Source data:
>>>>>

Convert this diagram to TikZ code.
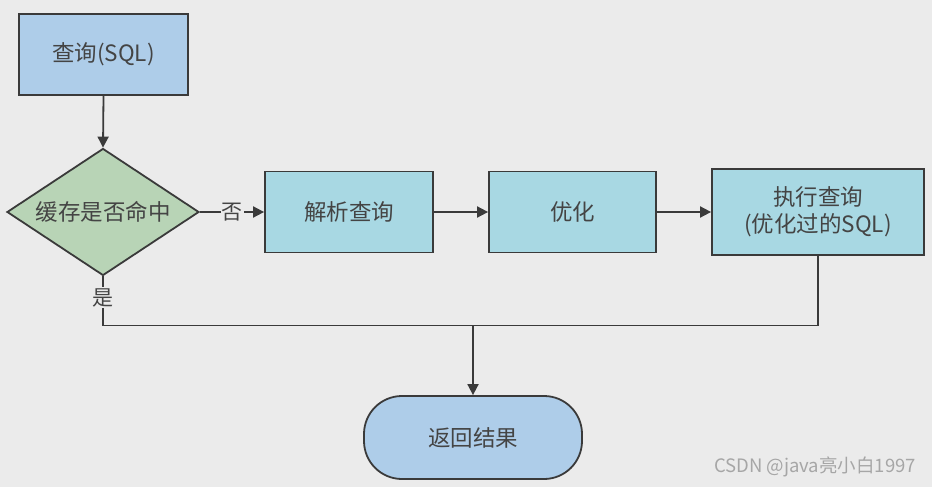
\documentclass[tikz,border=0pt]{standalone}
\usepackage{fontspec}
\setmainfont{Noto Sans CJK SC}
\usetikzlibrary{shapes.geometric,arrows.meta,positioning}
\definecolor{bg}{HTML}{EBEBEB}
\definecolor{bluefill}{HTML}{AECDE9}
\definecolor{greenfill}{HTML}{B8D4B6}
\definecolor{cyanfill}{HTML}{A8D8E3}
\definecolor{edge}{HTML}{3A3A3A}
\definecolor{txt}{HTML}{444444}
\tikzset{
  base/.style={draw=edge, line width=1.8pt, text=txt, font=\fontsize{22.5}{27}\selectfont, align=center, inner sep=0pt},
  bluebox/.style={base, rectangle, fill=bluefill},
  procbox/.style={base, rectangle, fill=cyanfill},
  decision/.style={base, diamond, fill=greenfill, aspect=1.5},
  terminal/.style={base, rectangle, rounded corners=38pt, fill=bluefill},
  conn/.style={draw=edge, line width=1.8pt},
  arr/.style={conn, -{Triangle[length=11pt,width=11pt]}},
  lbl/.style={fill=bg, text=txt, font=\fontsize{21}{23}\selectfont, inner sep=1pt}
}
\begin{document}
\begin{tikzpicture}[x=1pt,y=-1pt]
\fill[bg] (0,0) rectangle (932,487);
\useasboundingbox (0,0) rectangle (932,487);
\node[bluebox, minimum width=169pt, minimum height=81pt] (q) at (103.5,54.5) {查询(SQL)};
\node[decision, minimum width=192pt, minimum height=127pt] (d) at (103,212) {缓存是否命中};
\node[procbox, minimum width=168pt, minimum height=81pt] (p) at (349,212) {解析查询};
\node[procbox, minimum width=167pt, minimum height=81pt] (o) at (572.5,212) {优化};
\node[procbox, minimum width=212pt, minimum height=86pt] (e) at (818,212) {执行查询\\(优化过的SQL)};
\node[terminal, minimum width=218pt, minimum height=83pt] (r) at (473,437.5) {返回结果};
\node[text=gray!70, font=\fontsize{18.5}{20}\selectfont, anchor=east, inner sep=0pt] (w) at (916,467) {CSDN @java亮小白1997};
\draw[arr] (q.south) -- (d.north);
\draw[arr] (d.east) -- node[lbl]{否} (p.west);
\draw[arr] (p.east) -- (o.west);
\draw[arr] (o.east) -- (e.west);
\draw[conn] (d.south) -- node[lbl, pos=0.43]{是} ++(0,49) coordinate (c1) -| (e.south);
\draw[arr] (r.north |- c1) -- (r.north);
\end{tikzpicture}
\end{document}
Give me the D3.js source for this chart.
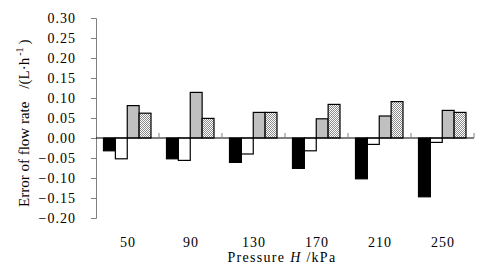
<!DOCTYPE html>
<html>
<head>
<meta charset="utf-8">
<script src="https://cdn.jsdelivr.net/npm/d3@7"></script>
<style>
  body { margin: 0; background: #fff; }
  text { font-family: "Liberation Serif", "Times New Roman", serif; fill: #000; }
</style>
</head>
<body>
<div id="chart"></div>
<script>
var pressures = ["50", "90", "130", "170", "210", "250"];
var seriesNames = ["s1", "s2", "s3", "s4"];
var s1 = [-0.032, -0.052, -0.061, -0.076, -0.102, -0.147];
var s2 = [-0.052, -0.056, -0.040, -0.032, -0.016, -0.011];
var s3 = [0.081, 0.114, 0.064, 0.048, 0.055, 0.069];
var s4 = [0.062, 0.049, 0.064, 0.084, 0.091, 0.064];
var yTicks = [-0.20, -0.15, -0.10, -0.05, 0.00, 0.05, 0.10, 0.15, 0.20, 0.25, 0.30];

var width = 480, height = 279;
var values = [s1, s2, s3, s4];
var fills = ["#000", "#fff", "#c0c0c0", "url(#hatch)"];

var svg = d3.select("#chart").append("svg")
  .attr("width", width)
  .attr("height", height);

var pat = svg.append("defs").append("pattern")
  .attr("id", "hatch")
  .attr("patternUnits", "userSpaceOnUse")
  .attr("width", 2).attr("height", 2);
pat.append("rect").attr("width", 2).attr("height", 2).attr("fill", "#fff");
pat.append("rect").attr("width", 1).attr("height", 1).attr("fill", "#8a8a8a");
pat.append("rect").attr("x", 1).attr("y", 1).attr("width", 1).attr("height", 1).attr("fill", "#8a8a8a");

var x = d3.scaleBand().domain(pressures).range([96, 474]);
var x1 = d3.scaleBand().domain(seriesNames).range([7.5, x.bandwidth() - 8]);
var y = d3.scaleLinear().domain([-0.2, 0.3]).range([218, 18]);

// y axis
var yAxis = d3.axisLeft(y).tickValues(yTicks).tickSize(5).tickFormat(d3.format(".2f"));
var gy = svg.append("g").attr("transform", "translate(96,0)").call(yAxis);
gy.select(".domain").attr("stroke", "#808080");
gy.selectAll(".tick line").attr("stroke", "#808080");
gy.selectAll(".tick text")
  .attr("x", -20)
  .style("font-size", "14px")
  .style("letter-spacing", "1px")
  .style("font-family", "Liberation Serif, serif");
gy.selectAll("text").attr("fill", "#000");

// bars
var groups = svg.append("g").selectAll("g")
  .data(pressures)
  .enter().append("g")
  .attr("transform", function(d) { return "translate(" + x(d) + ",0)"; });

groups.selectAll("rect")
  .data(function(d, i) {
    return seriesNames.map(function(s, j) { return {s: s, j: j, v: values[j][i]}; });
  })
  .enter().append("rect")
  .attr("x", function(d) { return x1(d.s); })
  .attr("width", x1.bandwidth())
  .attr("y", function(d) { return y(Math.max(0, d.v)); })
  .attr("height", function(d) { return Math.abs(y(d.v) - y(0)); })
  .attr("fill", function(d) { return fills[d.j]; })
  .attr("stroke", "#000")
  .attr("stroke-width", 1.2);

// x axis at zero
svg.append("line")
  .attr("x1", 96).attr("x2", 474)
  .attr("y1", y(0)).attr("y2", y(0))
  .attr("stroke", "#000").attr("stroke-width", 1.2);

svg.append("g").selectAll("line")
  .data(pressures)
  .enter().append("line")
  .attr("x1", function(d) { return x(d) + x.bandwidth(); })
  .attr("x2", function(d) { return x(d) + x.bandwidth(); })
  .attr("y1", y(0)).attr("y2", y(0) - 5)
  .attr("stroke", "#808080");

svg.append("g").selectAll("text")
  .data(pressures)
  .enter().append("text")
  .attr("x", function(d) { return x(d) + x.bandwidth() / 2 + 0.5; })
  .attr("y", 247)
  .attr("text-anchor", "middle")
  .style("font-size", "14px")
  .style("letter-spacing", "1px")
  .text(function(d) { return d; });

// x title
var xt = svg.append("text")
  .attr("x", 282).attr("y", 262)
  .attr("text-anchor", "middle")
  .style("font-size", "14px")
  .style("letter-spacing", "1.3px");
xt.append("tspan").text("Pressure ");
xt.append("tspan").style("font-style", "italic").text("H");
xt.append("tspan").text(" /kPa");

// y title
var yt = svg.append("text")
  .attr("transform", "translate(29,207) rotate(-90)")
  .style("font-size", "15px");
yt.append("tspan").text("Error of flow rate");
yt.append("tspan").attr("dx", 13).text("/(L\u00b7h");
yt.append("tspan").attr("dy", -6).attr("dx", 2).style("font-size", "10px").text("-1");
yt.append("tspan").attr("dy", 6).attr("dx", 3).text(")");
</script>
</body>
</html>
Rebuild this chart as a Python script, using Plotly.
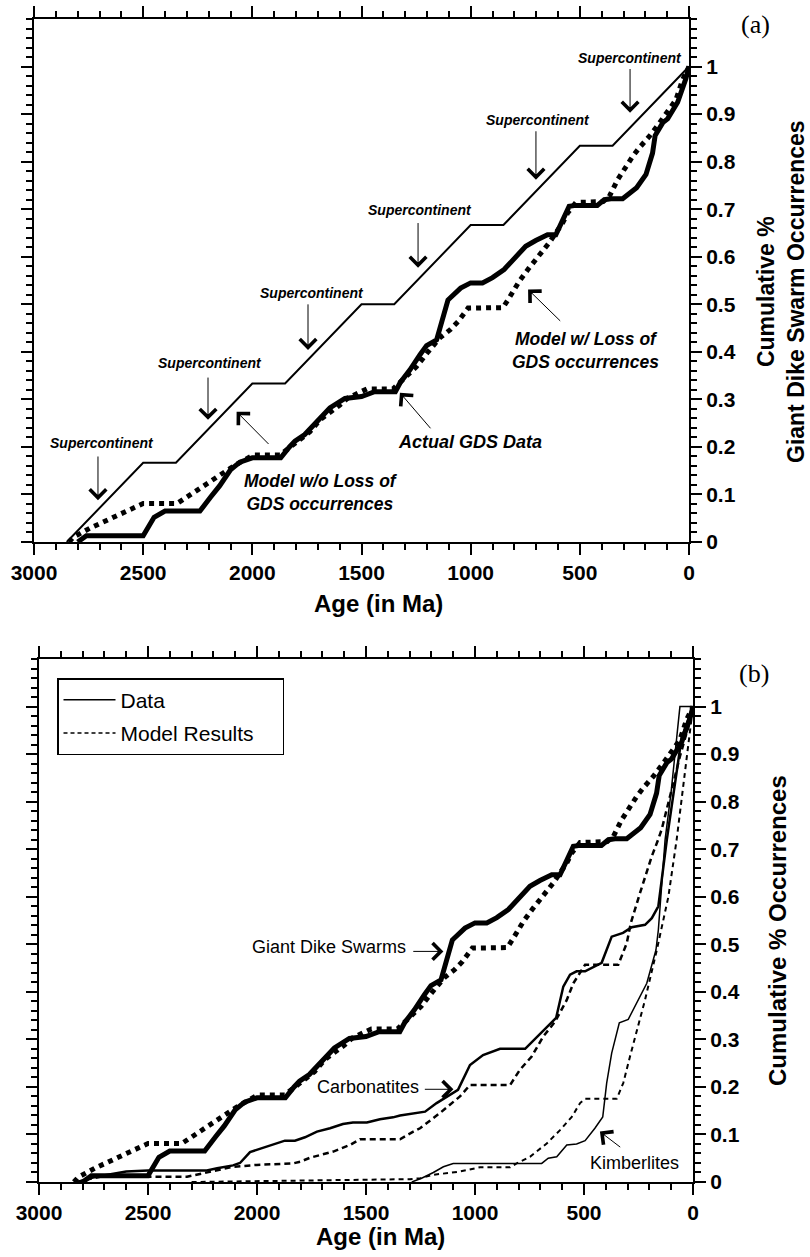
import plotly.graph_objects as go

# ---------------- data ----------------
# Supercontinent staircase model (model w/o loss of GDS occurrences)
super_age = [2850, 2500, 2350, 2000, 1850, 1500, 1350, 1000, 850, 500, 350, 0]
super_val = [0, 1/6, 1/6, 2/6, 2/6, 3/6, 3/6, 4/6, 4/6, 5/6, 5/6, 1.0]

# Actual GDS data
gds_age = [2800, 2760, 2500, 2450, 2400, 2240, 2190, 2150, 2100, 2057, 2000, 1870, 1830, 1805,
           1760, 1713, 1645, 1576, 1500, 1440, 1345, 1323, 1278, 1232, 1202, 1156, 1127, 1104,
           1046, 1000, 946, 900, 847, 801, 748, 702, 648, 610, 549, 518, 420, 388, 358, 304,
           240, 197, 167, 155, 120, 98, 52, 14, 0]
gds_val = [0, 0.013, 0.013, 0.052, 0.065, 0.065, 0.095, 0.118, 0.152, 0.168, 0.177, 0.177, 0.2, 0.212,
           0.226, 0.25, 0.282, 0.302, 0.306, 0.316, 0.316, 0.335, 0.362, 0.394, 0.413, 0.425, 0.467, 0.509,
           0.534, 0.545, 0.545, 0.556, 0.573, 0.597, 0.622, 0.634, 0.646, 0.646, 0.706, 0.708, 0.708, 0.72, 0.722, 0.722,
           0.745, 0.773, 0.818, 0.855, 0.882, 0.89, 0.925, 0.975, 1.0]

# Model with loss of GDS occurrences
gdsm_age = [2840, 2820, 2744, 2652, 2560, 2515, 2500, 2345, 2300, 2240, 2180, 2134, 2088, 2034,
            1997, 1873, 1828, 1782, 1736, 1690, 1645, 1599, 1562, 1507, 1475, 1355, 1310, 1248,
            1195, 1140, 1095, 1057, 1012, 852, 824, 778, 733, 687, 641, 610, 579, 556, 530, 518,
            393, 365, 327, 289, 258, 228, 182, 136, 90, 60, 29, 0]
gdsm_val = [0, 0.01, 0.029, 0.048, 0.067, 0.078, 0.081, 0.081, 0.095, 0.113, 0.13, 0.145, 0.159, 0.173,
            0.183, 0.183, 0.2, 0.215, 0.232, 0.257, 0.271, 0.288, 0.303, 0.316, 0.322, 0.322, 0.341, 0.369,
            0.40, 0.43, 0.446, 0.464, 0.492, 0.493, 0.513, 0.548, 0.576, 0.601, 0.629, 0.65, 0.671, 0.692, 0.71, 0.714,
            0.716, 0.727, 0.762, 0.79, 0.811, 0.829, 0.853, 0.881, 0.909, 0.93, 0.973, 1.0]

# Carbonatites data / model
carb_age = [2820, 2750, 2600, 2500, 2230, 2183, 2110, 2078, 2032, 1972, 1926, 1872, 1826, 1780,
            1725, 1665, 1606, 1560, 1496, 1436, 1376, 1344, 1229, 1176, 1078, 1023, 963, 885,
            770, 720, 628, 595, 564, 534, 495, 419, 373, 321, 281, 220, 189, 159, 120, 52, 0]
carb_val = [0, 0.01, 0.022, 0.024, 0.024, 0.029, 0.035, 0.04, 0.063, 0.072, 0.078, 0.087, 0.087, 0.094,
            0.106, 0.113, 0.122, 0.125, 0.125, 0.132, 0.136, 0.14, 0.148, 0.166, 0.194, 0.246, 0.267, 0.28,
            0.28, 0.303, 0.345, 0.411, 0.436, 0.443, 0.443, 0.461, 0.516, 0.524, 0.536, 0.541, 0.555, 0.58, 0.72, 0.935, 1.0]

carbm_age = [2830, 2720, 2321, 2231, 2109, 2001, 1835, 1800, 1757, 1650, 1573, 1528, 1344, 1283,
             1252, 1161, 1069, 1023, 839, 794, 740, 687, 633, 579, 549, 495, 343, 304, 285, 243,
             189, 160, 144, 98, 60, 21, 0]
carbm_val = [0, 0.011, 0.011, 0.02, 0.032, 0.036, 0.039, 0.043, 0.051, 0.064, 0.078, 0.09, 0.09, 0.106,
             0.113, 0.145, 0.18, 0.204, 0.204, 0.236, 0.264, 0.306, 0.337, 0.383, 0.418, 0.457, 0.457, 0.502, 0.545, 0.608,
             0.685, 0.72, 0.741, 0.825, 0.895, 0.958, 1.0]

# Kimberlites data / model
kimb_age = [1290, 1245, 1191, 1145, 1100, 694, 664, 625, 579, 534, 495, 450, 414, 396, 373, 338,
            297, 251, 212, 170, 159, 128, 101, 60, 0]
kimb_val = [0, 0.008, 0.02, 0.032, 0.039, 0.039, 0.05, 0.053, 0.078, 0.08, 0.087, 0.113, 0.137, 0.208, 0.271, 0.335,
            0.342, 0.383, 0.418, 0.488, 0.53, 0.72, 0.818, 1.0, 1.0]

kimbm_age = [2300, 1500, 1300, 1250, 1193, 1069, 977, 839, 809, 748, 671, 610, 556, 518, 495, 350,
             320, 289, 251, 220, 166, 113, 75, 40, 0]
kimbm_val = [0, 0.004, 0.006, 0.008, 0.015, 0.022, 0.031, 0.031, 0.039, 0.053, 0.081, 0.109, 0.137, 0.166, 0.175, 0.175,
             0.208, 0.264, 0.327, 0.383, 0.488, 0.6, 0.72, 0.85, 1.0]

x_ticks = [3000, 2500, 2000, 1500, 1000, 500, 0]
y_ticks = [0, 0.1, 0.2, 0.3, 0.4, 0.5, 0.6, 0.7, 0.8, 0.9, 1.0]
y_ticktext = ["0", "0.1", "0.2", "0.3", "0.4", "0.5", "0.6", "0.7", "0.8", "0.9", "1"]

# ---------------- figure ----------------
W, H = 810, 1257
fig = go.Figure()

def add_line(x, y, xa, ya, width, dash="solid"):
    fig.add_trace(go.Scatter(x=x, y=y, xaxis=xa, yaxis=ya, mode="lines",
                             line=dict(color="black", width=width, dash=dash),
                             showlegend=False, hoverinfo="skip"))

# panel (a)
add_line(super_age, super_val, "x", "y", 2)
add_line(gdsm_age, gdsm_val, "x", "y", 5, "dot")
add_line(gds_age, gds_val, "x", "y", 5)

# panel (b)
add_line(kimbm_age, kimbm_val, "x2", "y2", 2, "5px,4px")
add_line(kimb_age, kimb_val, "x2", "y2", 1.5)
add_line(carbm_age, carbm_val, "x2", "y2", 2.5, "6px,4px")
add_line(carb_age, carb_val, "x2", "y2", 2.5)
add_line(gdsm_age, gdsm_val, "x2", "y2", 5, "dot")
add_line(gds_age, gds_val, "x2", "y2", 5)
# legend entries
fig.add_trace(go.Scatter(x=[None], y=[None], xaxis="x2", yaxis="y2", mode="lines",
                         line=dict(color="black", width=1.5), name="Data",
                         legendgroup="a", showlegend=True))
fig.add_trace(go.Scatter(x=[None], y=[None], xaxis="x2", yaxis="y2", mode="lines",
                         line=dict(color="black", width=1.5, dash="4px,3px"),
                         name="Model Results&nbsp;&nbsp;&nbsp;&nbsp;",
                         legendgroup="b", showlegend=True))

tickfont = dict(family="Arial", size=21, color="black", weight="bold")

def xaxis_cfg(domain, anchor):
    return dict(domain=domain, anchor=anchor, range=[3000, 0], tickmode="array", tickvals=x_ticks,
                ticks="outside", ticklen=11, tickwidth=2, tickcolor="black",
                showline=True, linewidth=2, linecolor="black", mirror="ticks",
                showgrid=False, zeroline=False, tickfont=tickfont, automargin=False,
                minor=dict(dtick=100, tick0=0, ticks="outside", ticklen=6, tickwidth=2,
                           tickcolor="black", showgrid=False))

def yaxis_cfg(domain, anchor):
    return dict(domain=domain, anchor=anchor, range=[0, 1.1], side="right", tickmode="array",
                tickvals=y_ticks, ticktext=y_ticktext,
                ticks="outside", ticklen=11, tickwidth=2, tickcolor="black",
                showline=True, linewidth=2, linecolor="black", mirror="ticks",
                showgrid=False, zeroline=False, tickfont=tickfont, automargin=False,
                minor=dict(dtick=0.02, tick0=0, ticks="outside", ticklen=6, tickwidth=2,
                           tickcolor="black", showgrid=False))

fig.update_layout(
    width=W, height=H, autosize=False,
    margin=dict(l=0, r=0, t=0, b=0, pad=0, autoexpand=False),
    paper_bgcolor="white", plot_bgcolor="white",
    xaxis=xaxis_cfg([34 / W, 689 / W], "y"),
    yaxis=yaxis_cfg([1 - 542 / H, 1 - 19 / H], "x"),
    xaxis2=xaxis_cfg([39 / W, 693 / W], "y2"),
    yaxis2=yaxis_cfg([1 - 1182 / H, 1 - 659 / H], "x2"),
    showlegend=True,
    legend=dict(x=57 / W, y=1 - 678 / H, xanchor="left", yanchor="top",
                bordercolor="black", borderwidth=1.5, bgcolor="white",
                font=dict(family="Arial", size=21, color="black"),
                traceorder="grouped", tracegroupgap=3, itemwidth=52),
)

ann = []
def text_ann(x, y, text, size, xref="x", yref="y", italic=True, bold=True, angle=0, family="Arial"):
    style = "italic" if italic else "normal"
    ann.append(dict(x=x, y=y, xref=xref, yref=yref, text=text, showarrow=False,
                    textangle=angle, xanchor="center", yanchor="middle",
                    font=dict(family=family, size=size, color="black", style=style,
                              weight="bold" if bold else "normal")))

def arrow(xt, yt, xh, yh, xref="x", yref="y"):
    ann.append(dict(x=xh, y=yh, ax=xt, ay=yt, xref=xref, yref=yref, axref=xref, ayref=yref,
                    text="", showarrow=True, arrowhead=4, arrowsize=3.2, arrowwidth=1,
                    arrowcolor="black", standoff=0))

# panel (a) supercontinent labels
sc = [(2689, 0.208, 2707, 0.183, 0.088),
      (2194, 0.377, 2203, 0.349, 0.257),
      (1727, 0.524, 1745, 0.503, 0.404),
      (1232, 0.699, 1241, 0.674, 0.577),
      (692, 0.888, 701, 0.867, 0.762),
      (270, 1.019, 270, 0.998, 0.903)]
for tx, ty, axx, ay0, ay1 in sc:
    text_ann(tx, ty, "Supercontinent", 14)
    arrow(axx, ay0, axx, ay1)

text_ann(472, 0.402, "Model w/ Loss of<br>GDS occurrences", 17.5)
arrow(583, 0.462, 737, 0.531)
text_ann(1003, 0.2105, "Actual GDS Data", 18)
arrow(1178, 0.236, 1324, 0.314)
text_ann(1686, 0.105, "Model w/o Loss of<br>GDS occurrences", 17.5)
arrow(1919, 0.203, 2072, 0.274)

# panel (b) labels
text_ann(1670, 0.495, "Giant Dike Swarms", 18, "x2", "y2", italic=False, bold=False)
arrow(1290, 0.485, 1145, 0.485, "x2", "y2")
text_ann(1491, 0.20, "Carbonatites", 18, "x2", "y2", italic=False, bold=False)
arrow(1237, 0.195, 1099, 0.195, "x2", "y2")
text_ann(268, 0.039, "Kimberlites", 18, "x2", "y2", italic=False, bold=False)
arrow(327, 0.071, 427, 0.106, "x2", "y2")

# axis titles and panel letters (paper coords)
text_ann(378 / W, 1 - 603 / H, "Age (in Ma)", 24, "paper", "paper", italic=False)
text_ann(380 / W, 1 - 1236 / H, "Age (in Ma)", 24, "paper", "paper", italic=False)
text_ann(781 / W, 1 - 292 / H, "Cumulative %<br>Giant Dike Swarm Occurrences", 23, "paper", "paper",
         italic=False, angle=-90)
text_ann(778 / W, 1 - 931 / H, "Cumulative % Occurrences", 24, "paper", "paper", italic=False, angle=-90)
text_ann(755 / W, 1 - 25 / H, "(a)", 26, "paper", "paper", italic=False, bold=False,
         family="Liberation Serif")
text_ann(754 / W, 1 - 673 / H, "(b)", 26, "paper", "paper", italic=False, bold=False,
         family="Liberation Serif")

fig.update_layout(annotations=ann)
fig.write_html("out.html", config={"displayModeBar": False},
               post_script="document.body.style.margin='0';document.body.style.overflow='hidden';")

<<<<<

=== DESCRIPTION OF THE TASK ===
Leave out the pictures and quote exactly the lines from the one where "Rebuild this chart" appears to the one where "0.745, 0.773, 0.818, 0.855, 0.882, 0.89, 0.925, 0.975, 1.0]" appears, both ends counted.

=== TASK OUTPUT ===
Rebuild this chart as a Python script, using Plotly.
import plotly.graph_objects as go

# ---------------- data ----------------
# Supercontinent staircase model (model w/o loss of GDS occurrences)
super_age = [2850, 2500, 2350, 2000, 1850, 1500, 1350, 1000, 850, 500, 350, 0]
super_val = [0, 1/6, 1/6, 2/6, 2/6, 3/6, 3/6, 4/6, 4/6, 5/6, 5/6, 1.0]

# Actual GDS data
gds_age = [2800, 2760, 2500, 2450, 2400, 2240, 2190, 2150, 2100, 2057, 2000, 1870, 1830, 1805,
           1760, 1713, 1645, 1576, 1500, 1440, 1345, 1323, 1278, 1232, 1202, 1156, 1127, 1104,
           1046, 1000, 946, 900, 847, 801, 748, 702, 648, 610, 549, 518, 420, 388, 358, 304,
           240, 197, 167, 155, 120, 98, 52, 14, 0]
gds_val = [0, 0.013, 0.013, 0.052, 0.065, 0.065, 0.095, 0.118, 0.152, 0.168, 0.177, 0.177, 0.2, 0.212,
           0.226, 0.25, 0.282, 0.302, 0.306, 0.316, 0.316, 0.335, 0.362, 0.394, 0.413, 0.425, 0.467, 0.509,
           0.534, 0.545, 0.545, 0.556, 0.573, 0.597, 0.622, 0.634, 0.646, 0.646, 0.706, 0.708, 0.708, 0.72, 0.722, 0.722,
           0.745, 0.773, 0.818, 0.855, 0.882, 0.89, 0.925, 0.975, 1.0]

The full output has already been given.